§ DO THIS
Leaving out every picture, retype the lines below from the top through the one that contains "log_concentration = [2.29, 1.80, 1.34, 0.855, 0.377]".

------------------------------------------------------------------------

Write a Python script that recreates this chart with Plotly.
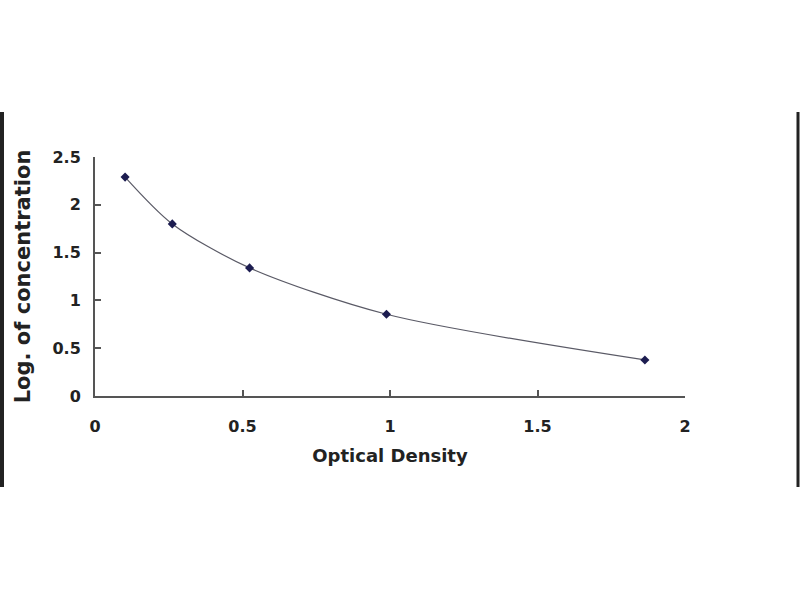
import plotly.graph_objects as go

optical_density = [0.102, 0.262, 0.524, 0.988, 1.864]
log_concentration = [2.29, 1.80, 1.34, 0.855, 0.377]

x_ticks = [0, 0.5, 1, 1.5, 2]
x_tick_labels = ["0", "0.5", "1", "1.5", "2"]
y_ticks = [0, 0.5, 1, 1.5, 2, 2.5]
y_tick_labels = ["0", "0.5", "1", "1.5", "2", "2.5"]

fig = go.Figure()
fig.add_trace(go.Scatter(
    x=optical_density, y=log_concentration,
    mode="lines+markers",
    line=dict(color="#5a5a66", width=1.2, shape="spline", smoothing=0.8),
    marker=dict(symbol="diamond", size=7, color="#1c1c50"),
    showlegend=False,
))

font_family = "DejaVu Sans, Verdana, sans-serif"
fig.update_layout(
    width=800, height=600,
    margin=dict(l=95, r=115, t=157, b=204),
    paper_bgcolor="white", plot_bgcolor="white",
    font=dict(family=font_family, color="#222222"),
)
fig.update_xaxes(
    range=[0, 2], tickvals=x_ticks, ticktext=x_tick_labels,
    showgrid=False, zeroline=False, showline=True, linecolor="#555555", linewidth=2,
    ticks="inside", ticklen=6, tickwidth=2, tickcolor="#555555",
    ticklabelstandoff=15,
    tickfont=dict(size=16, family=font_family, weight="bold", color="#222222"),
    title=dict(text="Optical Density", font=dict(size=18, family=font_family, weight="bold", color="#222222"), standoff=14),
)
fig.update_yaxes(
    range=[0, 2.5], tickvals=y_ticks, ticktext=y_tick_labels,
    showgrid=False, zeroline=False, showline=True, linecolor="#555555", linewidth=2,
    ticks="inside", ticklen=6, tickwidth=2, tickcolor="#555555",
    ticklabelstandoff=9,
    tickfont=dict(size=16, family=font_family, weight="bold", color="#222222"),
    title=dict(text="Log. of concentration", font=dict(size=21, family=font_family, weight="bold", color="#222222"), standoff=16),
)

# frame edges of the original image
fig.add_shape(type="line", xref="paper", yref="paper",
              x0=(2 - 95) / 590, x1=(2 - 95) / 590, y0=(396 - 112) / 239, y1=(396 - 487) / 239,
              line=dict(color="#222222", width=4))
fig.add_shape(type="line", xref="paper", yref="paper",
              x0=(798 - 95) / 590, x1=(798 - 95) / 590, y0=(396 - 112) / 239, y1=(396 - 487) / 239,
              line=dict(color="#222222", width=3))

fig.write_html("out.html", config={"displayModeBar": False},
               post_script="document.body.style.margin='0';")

------------------------------------------------------------------------

§ RESPONSE TO THE EXERCISE
Write a Python script that recreates this chart with Plotly.
import plotly.graph_objects as go

optical_density = [0.102, 0.262, 0.524, 0.988, 1.864]
log_concentration = [2.29, 1.80, 1.34, 0.855, 0.377]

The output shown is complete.